Lukas Podolski signed off his international career on Wednesday night with a stunning strike and standing ovations as Germany beat England 1-0 in Dortmund. It was Podolski's 49th goal for his country on his 130th appearance.

The 25 metre thunderbolt came with 20 minutes left and gave the hosts an advantage they barely deserved after England had dominated large parts of play.

"The way it finished up was like in a film," said Podolski. "I am proud of the last 13 years in the national team. "It was a great game, a great result and a great way to say goodbye."

The victory was also sweet for the Germany head coach Joachim Loew. The hosts registered a record seventh game without conceding a goal - a run that started after their Euro 2016 semi-final defeat to France.

The success came with Loew missing several regulars such as skipper and goalkeeper Manuel Neuer, defender Jerome Boateng, midfielders Sami Khedira, Mesut Ozil and Marco Reus as well as forward Mario Gomez.

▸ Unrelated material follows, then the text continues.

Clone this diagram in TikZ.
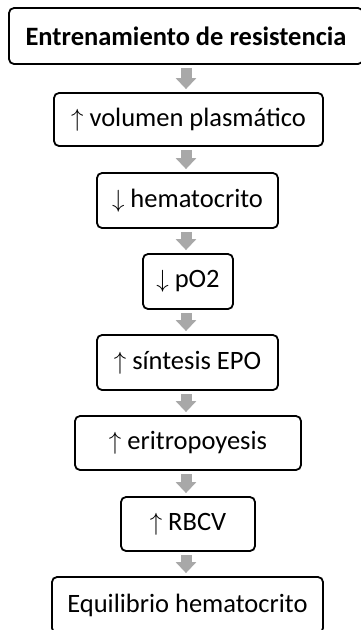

"Normally fairytales don't happen in football but that was one for him," said England manager Gareth Southgate of Podolski's goal. "It's an outstanding achievement in terms of the goals and caps he has. It was an incredible strike."

Podolski made his debut in 2004 and was a constant member of the national squad since Loew took sole charge of the team after the 2006 World Cup in Germany.

"The goal was typically 'Poldi'," said Loew. "But special players deserve a special farewell like this, which was great for him. We had thought of taking him off earlier. But he said during half-time that he wanted to play as long as possible."

Both Toni Kroos and Thomas Mueller, who came off the bench, agreed that Podolski's farewell could not have been scripted better. "Things like that only happen in football," said Kroos. "Against a backdrop like that came a goal like that - unbelievable. "That wasn't a goal they gifted to us. It was a lovely thing for Lukas."

Mueller said it was a fitting end to a spectacular career. "I could not have written a better screenplay, even if it was a bit too cheesy for me as a director," he quipped. "It wasn't an unusual goal for him and it's right that he should soak up the moment and enjoy it.

"Normally, a stadium is empty 10 minutes after the end of a match. But this time everyone wanted to see Lukas.

"If you have played 130 internationals, you have to have had something special."